Jamiel’s association with the Bloods was strong enough to cause the shooter to target him, making this shooting purely gang related as the shooter’s purpose was to benefit the 18th Street gang’s objectives. When the shooter asked, according to a witness, where Jamiel was from, that provided the shooter’s motive lessening the role of race in this shooting. The murder of Cheryl Green in Harbor City in 2006, the murder of Kenneth Wilson in 1999, the murder of Christopher Bowser in 2000, and the murder of Anthony Prudhomme in 2000, all in Highland Park were black residents killed in purely racially motivated fashion where the victims had no gang affiliation in communities where black gangs were not even present. Additionally all the Hispanic assailants in the above murders were US Citizens.
Where Alonso has it right is that Jamiel’s death is a reminder of how complex our city’s gang problems really are, and that those who would simplify the tragedy that is gang violence with stupid, arbitrary laws, in the end, become part of the problem.

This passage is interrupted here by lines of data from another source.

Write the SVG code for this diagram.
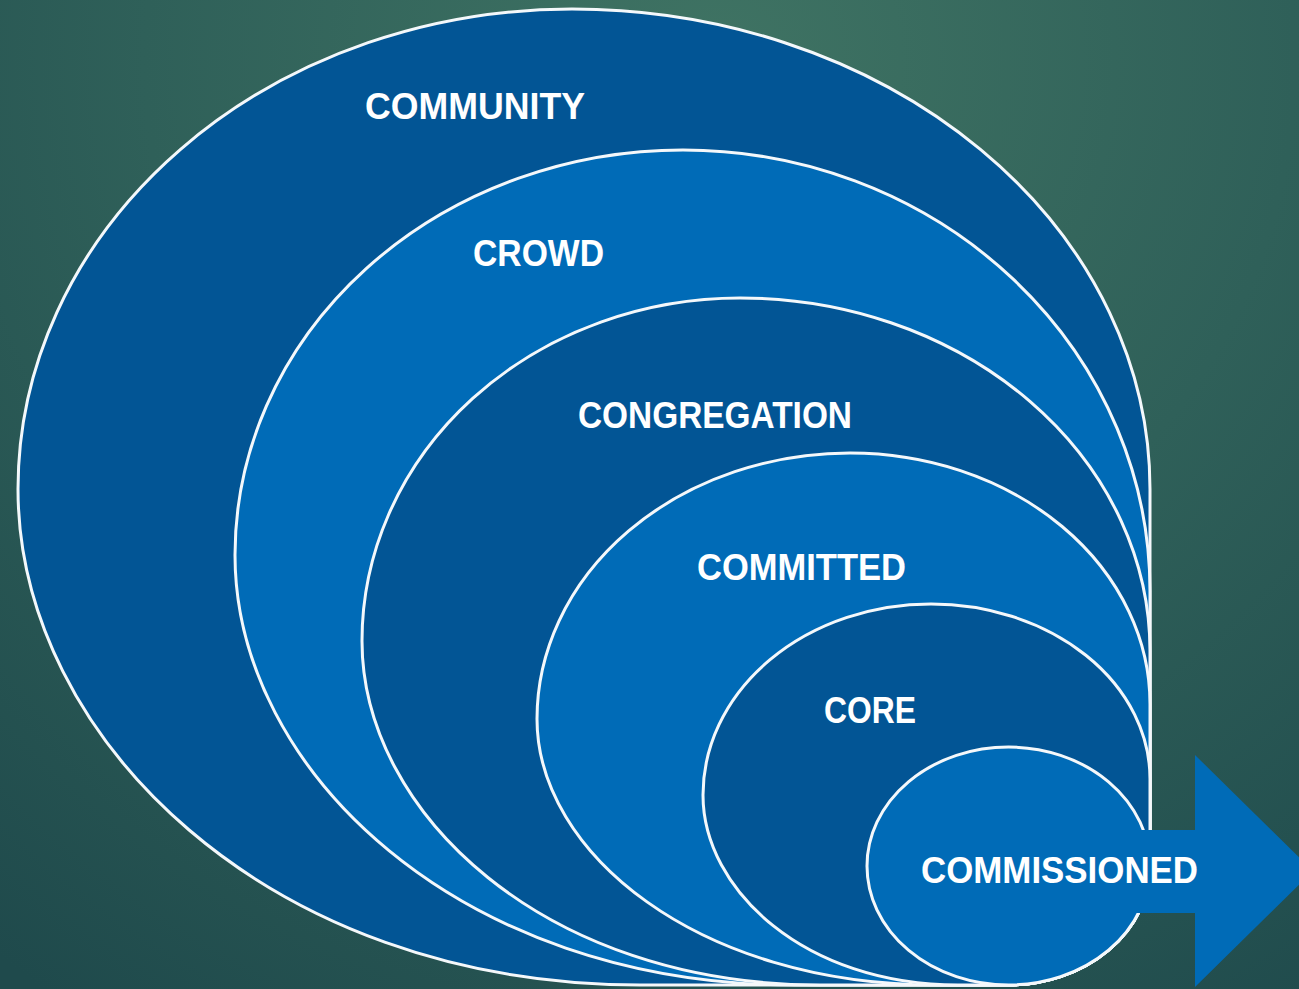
<svg xmlns="http://www.w3.org/2000/svg" width="1299" height="989" viewBox="0 0 1299 989">
  <defs>
    <radialGradient id="bg" cx="720" cy="60" r="1150" gradientUnits="userSpaceOnUse">
      <stop offset="0" stop-color="#3f7363"/>
      <stop offset="0.5" stop-color="#2f6059"/>
      <stop offset="1" stop-color="#1f4a4c"/>
    </radialGradient>
    <style>
      .ring { stroke: #f4f8fb; stroke-width: 3; stroke-linejoin: round; }
      .dark { fill: #025595; }
      .light { fill: #006bb7; }
      .lbl { font-family: "Liberation Sans", Arial, sans-serif; font-weight: bold; font-size: 37px; fill: #ffffff; text-anchor: middle; }
    </style>
  </defs>
  <rect x="0" y="0" width="1299" height="989" fill="url(#bg)"/>

  <g id="community">
    <path class="ring dark" d="M18,489 A554,480 0 0 1 572,9 A578,480 0 0 1 1150,489 L1150,866 A141.5,119 0 0 1 1008.5,985 L640,985 C267,985 18,737 18,489 Z"/>
    <text class="lbl" x="475" y="119" textLength="220" lengthAdjust="spacingAndGlyphs">COMMUNITY</text>
  </g>
  <g id="crowd">
    <path class="ring light" d="M235,555 A448,405 0 0 1 683,150 A467,441 0 0 1 1150,591 L1150,866 A141.5,119 0 0 1 1008.5,985 L795,985 C459,985 235,770 235,555 Z"/>
    <text class="lbl" x="538.5" y="266" textLength="131" lengthAdjust="spacingAndGlyphs">CROWD</text>
  </g>
  <g id="congregation">
    <path class="ring dark" d="M362,641 A378,343 0 0 1 740,298 A410,353 0 0 1 1150,651 L1150,866 A141.5,119 0 0 1 1008.5,985 L820,985 C545,985 362,813 362,641 Z"/>
    <text class="lbl" x="715" y="428" textLength="274" lengthAdjust="spacingAndGlyphs">CONGREGATION</text>
  </g>
  <g id="committed">
    <path class="ring light" d="M537,719 A313,266 0 0 1 850,453 A300,251 0 0 1 1150,704 L1150,866 A141.5,119 0 0 1 1008.5,985 L937,985 C697,985 537,852 537,719 Z"/>
    <text class="lbl" x="801.5" y="580" textLength="209" lengthAdjust="spacingAndGlyphs">COMMITTED</text>
  </g>
  <g id="core">
    <path class="ring dark" d="M703,795 A228,191 0 0 1 931,604 A219,175 0 0 1 1150,779 L1150,866 A141.5,119 0 0 1 1008.5,985 L958,985 C805,985 703,890 703,795 Z"/>
    <text class="lbl" x="870" y="723" textLength="92" lengthAdjust="spacingAndGlyphs">CORE</text>
  </g>
  <g id="commissioned">
    <ellipse class="ring light" cx="1008.5" cy="866" rx="141.5" ry="119"/>
    <polygon class="light" points="1132,830 1195,830 1195,755 1313,871 1195,987 1195,913 1132,913"/>
    <text class="lbl" x="1059.5" y="883" textLength="277" lengthAdjust="spacingAndGlyphs">COMMISSIONED</text>
  </g>
</svg>
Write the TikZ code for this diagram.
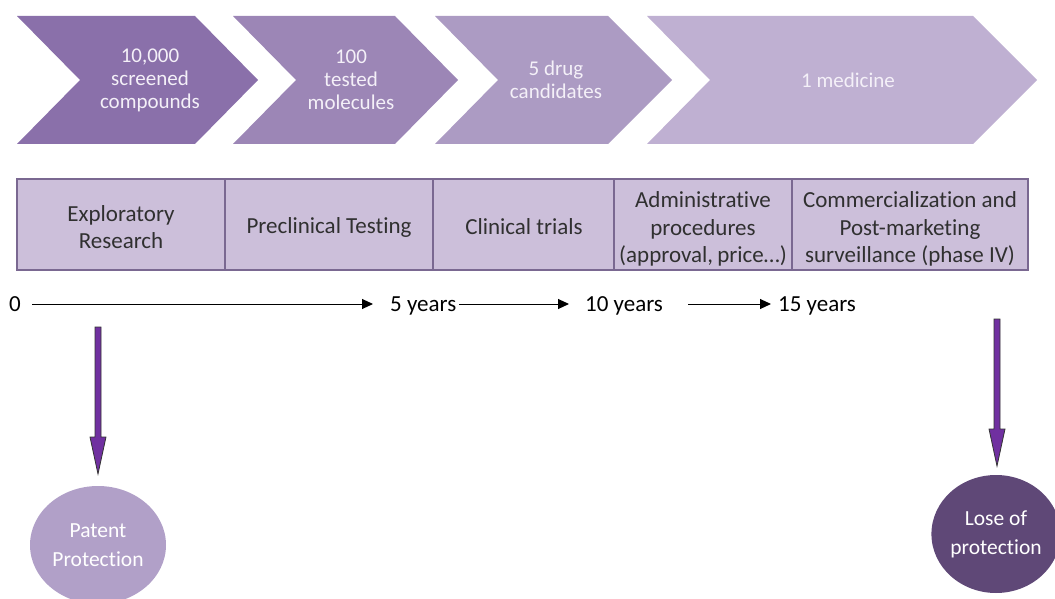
\documentclass[tikz,border=0pt]{standalone}
\usepackage{fontspec}
\setmainfont{Carlito}[Ligatures=NoCommon]
\usetikzlibrary{arrows.meta,shapes.geometric}
\definecolor{cA}{HTML}{8A70AA}
\definecolor{cB}{HTML}{9C86B6}
\definecolor{cC}{HTML}{AC9BC3}
\definecolor{cD}{HTML}{BFB0D2}
\definecolor{tabfill}{HTML}{CCBFDA}
\definecolor{tabline}{HTML}{7A6891}
\definecolor{arrowfill}{HTML}{7030A0}
\definecolor{patfill}{HTML}{B1A0C8}
\definecolor{losefill}{HTML}{5F4877}
\definecolor{tabtext}{HTML}{303030}
\definecolor{chevtext}{HTML}{F4F0F8}
\begin{document}
\begin{tikzpicture}[x=1pt,y=-1pt,
  chevtxt/.style={text=chevtext,font=\fontsize{21}{23}\selectfont,align=center},
  tabcell/.style={draw=tabline,line width=1.2pt,fill=tabfill},
  tabtxt/.style={text=tabtext,font=\fontsize{23}{27.5}\selectfont,align=center},
  timetxt/.style={text=black,font=\fontsize{23}{24}\selectfont,inner sep=0pt,anchor=base west},
  timearrow/.style={line width=1pt,-{Triangle[length=11pt,width=10pt]}},
  fatarrow/.style={fill=arrowfill,draw=black!80,line width=0.8pt},
  circtxt/.style={text=white,font=\fontsize{21.5}{29}\selectfont,align=center}
]
\useasboundingbox (0,0) rectangle (1055,599);
% chevrons
\fill[cA] (17,16) -- (195,16) -- (258,80) -- (195,144) -- (17,144) -- (80,80) -- cycle;
\fill[cB] (233,16) -- (395,16) -- (458,80) -- (395,144) -- (233,144) -- (296,80) -- cycle;
\fill[cC] (435,16) -- (608,16) -- (672,80) -- (608,144) -- (435,144) -- (498,80) -- cycle;
\fill[cD] (647,16) -- (973,16) -- (1037,80) -- (973,144) -- (647,144) -- (710,80) -- cycle;
\node[chevtxt] (c1) at (150,80) {10,000\\screened\\compounds};
\node[chevtxt] (c2) at (351,80) {100\\tested\\molecules};
\node[chevtxt] (c3) at (556,80) {5 drug\\candidates};
\node[chevtxt] (c4) at (848,80) {1 medicine};
% table
\draw[tabcell] (17,179) rectangle (225,270);
\draw[tabcell] (225,179) rectangle (433,270);
\draw[tabcell] (433,179) rectangle (614,270);
\draw[tabcell] (614,179) rectangle (792,270);
\draw[tabcell] (792,179) rectangle (1028,270);
\node[tabtxt] (t1) at (121,227) {Exploratory\\Research};
\node[tabtxt] (t2) at (329,227) {Preclinical Testing};
\node[tabtxt] (t3) at (524,227) {Clinical trials};
\node[tabtxt] (t4) at (703,229) {Administrative\\procedures\\(approval,\hspace{-1pt} price…)};
\node[tabtxt] (t5) at (910,229) {Commercialization and\\Post-marketing\\surveillance (phase IV)};
% timeline
\node[timetxt] (y0) at (9,311) {0};
\node[timetxt] (y5) at (390,311) {5 years};
\node[timetxt] (y10) at (585,311) {10 years};
\node[timetxt] (y15) at (778,311) {15 years};
\coordinate (a0) at (32,304);
\coordinate (a5) at (459,304);
\coordinate (e5) at (373,304);
\coordinate (e10) at (569,304);
\coordinate (a10) at (688,304);
\coordinate (e15) at (771,304);
\draw[timearrow] (a0) -- (e5);
\draw[timearrow] (a5) -- (e10);
\draw[timearrow] (a10) -- (e15);
% circles
\node[ellipse,fill=patfill,minimum width=136pt,minimum height=118pt,inner sep=0pt,circtxt] (pat) at (98,545) {Patent\\Protection};
\node[ellipse,fill=losefill,minimum width=124pt,minimum height=118pt,inner sep=0pt,circtxt] (lose) at (996,534) {Lose of\\protection};
% fat arrows
\draw[fatarrow] (95,327) -- (101,327) -- (101,437) -- (106,437) -- (98,474) -- (90,437) -- (95,437) -- cycle;
\draw[fatarrow] (994,319) -- (1000,319) -- (1000,429) -- (1005,429) -- (997,466) -- (989,429) -- (994,429) -- cycle;
\end{tikzpicture}
\end{document}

It would be nice if something as wrong-headed and simplistic as Jamiel’s Law and/or Dennis Zine’s related resolution could make a substantial dent in the mess that is gang violence, and thus would prevent future tragedies like the death of Jamiel Shaw.
But unfortunately it just isn’t the case.
If we want to keep other Los Angeles mothers from enduring the unbearable loss that Jamiel’s mom faced this past Mothers’ Day, we’re going to have to work a little bit harder than that.